Given task: Please repeat all of the lines that follow, exactly as written.

## start

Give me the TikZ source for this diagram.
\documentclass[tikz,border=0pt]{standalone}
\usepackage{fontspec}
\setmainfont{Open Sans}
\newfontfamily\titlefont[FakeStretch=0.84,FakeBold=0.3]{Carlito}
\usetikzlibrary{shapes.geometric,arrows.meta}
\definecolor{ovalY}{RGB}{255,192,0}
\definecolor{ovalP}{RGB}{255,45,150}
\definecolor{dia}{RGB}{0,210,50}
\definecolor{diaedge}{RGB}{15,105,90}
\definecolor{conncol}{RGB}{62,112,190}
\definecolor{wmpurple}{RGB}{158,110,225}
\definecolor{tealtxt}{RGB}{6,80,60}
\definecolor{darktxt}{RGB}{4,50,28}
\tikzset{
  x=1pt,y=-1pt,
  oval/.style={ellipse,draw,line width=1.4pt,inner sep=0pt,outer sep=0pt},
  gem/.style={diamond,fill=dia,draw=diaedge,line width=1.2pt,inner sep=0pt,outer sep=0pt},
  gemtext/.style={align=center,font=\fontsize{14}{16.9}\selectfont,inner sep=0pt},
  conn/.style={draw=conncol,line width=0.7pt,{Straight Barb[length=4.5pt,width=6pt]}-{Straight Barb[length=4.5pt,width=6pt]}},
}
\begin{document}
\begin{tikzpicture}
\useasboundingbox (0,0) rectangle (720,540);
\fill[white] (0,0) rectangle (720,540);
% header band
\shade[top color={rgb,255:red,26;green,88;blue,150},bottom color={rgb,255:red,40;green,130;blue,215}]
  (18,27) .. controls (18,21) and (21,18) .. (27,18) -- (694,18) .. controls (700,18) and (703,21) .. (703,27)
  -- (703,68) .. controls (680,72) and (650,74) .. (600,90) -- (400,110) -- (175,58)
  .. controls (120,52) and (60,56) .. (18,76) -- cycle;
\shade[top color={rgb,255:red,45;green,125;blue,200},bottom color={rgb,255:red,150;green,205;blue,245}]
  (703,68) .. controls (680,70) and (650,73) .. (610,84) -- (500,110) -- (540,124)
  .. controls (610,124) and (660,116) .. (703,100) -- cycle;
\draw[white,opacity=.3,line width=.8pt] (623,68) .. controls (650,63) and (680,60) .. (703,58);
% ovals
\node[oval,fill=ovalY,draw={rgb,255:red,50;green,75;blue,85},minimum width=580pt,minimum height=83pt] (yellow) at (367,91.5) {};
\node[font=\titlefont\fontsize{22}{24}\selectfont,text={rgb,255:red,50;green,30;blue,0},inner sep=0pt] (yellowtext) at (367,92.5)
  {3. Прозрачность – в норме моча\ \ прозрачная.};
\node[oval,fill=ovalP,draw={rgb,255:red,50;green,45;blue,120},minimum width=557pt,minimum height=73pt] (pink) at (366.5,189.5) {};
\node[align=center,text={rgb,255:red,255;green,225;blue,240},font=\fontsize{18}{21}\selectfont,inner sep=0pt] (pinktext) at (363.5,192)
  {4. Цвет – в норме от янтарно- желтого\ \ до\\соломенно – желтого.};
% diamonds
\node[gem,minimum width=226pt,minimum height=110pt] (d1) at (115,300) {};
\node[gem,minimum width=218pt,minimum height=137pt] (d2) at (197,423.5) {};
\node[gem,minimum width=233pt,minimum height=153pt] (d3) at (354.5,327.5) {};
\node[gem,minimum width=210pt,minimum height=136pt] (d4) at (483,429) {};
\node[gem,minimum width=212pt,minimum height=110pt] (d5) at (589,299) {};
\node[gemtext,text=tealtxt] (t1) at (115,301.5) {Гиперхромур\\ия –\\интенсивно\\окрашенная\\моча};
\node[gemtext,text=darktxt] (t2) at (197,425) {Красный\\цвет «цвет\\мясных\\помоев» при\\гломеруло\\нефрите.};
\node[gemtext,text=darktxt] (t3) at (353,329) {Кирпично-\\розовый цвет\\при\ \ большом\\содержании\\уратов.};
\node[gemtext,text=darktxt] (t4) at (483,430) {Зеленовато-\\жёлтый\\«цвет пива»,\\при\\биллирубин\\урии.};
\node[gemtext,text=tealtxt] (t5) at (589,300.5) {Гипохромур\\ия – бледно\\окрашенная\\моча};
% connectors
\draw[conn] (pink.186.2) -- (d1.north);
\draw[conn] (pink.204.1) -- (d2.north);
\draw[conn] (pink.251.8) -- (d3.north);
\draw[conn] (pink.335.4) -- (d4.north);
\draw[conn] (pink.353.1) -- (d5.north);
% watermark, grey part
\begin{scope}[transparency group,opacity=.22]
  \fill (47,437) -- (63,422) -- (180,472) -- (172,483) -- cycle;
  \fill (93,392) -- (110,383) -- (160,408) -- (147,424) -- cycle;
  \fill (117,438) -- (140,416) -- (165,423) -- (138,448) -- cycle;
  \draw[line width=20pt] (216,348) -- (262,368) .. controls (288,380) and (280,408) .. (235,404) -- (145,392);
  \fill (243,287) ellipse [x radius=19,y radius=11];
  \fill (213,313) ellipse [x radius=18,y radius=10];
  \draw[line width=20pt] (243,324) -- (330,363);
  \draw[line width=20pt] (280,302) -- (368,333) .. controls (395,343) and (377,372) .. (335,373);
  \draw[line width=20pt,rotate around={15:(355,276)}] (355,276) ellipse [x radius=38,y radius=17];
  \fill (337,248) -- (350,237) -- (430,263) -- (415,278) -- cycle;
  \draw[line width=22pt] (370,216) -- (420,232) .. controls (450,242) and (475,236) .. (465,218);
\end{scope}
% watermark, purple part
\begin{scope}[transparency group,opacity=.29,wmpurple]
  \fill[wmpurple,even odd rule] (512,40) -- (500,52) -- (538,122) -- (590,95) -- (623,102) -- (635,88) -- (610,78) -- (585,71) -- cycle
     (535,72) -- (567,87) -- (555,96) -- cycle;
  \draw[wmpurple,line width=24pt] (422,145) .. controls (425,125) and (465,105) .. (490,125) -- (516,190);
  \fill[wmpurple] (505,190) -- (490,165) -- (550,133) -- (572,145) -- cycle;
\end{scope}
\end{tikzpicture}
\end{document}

## end

Task output:
Give me the TikZ source for this diagram.
\documentclass[tikz,border=0pt]{standalone}
\usepackage{fontspec}
\setmainfont{Open Sans}
\newfontfamily\titlefont[FakeStretch=0.84,FakeBold=0.3]{Carlito}
\usetikzlibrary{shapes.geometric,arrows.meta}
\definecolor{ovalY}{RGB}{255,192,0}
\definecolor{ovalP}{RGB}{255,45,150}
\definecolor{dia}{RGB}{0,210,50}
\definecolor{diaedge}{RGB}{15,105,90}
\definecolor{conncol}{RGB}{62,112,190}
\definecolor{wmpurple}{RGB}{158,110,225}
\definecolor{tealtxt}{RGB}{6,80,60}
\definecolor{darktxt}{RGB}{4,50,28}
\tikzset{
  x=1pt,y=-1pt,
  oval/.style={ellipse,draw,line width=1.4pt,inner sep=0pt,outer sep=0pt},
  gem/.style={diamond,fill=dia,draw=diaedge,line width=1.2pt,inner sep=0pt,outer sep=0pt},
  gemtext/.style={align=center,font=\fontsize{14}{16.9}\selectfont,inner sep=0pt},
  conn/.style={draw=conncol,line width=0.7pt,{Straight Barb[length=4.5pt,width=6pt]}-{Straight Barb[length=4.5pt,width=6pt]}},
}
\begin{document}
\begin{tikzpicture}
\useasboundingbox (0,0) rectangle (720,540);
\fill[white] (0,0) rectangle (720,540);
% header band
\shade[top color={rgb,255:red,26;green,88;blue,150},bottom color={rgb,255:red,40;green,130;blue,215}]
  (18,27) .. controls (18,21) and (21,18) .. (27,18) -- (694,18) .. controls (700,18) and (703,21) .. (703,27)
  -- (703,68) .. controls (680,72) and (650,74) .. (600,90) -- (400,110) -- (175,58)
  .. controls (120,52) and (60,56) .. (18,76) -- cycle;
\shade[top color={rgb,255:red,45;green,125;blue,200},bottom color={rgb,255:red,150;green,205;blue,245}]
  (703,68) .. controls (680,70) and (650,73) .. (610,84) -- (500,110) -- (540,124)
  .. controls (610,124) and (660,116) .. (703,100) -- cycle;
\draw[white,opacity=.3,line width=.8pt] (623,68) .. controls (650,63) and (680,60) .. (703,58);
% ovals
\node[oval,fill=ovalY,draw={rgb,255:red,50;green,75;blue,85},minimum width=580pt,minimum height=83pt] (yellow) at (367,91.5) {};
\node[font=\titlefont\fontsize{22}{24}\selectfont,text={rgb,255:red,50;green,30;blue,0},inner sep=0pt] (yellowtext) at (367,92.5)
  {3. Прозрачность – в норме моча\ \ прозрачная.};
\node[oval,fill=ovalP,draw={rgb,255:red,50;green,45;blue,120},minimum width=557pt,minimum height=73pt] (pink) at (366.5,189.5) {};
\node[align=center,text={rgb,255:red,255;green,225;blue,240},font=\fontsize{18}{21}\selectfont,inner sep=0pt] (pinktext) at (363.5,192)
  {4. Цвет – в норме от янтарно- желтого\ \ до\\соломенно – желтого.};
% diamonds
\node[gem,minimum width=226pt,minimum height=110pt] (d1) at (115,300) {};
\node[gem,minimum width=218pt,minimum height=137pt] (d2) at (197,423.5) {};
\node[gem,minimum width=233pt,minimum height=153pt] (d3) at (354.5,327.5) {};
\node[gem,minimum width=210pt,minimum height=136pt] (d4) at (483,429) {};
\node[gem,minimum width=212pt,minimum height=110pt] (d5) at (589,299) {};
\node[gemtext,text=tealtxt] (t1) at (115,301.5) {Гиперхромур\\ия –\\интенсивно\\окрашенная\\моча};
\node[gemtext,text=darktxt] (t2) at (197,425) {Красный\\цвет «цвет\\мясных\\помоев» при\\гломеруло\\нефрите.};
\node[gemtext,text=darktxt] (t3) at (353,329) {Кирпично-\\розовый цвет\\при\ \ большом\\содержании\\уратов.};
\node[gemtext,text=darktxt] (t4) at (483,430) {Зеленовато-\\жёлтый\\«цвет пива»,\\при\\биллирубин\\урии.};
\node[gemtext,text=tealtxt] (t5) at (589,300.5) {Гипохромур\\ия – бледно\\окрашенная\\моча};
% connectors
\draw[conn] (pink.186.2) -- (d1.north);
\draw[conn] (pink.204.1) -- (d2.north);
\draw[conn] (pink.251.8) -- (d3.north);
\draw[conn] (pink.335.4) -- (d4.north);
\draw[conn] (pink.353.1) -- (d5.north);
% watermark, grey part
\begin{scope}[transparency group,opacity=.22]
  \fill (47,437) -- (63,422) -- (180,472) -- (172,483) -- cycle;
  \fill (93,392) -- (110,383) -- (160,408) -- (147,424) -- cycle;
  \fill (117,438) -- (140,416) -- (165,423) -- (138,448) -- cycle;
  \draw[line width=20pt] (216,348) -- (262,368) .. controls (288,380) and (280,408) .. (235,404) -- (145,392);
  \fill (243,287) ellipse [x radius=19,y radius=11];
  \fill (213,313) ellipse [x radius=18,y radius=10];
  \draw[line width=20pt] (243,324) -- (330,363);
  \draw[line width=20pt] (280,302) -- (368,333) .. controls (395,343) and (377,372) .. (335,373);
  \draw[line width=20pt,rotate around={15:(355,276)}] (355,276) ellipse [x radius=38,y radius=17];
  \fill (337,248) -- (350,237) -- (430,263) -- (415,278) -- cycle;
  \draw[line width=22pt] (370,216) -- (420,232) .. controls (450,242) and (475,236) .. (465,218);
\end{scope}
% watermark, purple part
\begin{scope}[transparency group,opacity=.29,wmpurple]
  \fill[wmpurple,even odd rule] (512,40) -- (500,52) -- (538,122) -- (590,95) -- (623,102) -- (635,88) -- (610,78) -- (585,71) -- cycle
     (535,72) -- (567,87) -- (555,96) -- cycle;
  \draw[wmpurple,line width=24pt] (422,145) .. controls (425,125) and (465,105) .. (490,125) -- (516,190);
  \fill[wmpurple] (505,190) -- (490,165) -- (550,133) -- (572,145) -- cycle;
\end{scope}
\end{tikzpicture}
\end{document}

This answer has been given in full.